What We'd Do Differently

The timeline expectations were probably the biggest challenge. Two years is realistic for this scale of cultural change, but most clients expect visible results in months. We need to be clearer about the difference between quick wins - like better incident response - and fundamental transformation of how reliability works.

The executive commitment here was exceptional. Having the EGM and CTO regularly attend incident reviews sent a powerful signal about priorities. We should be doing more upfront work to secure this level of involvement rather than assuming it will happen naturally.

They could have been more systematic about baseline measurement too. While the business-function SLOs were clever, they missed some opportunities to demonstrate improvement over time. We're probably better positioned to help clients establish proper before/after metrics from day one.

The Real Lesson

The overarching insight is that SRE transformation is fundamentally about organisational change, not technical implementation. The Prometheus setup was the easy part. Changing how people think about ownership, responsibility, and learning from failure - that's where the real work happens.
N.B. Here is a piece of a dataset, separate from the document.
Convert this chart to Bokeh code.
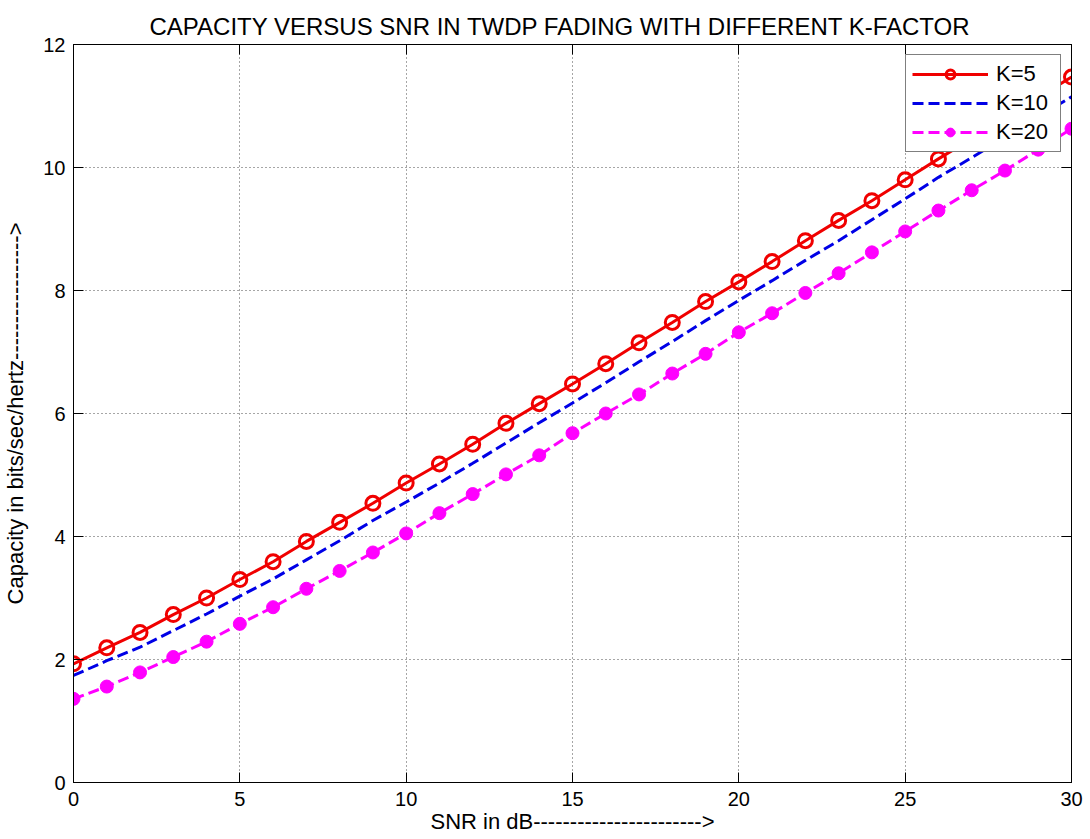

This aligns with our QCE methodology's emphasis on holistic transformation, but it's a good reminder that we need to be even more explicit about the change management aspects. The technical patterns are well-established now. The people patterns are still the hard part.

I'm curious what you think about applying some of these approaches to our current client contexts. The talent investment strategy in particular seems like something we should be suggesting more often, even though it requires a bigger upfront commitment from leadership. And that accountability mechanism in the incident forums - that could be really powerful if we design it in properly from the start.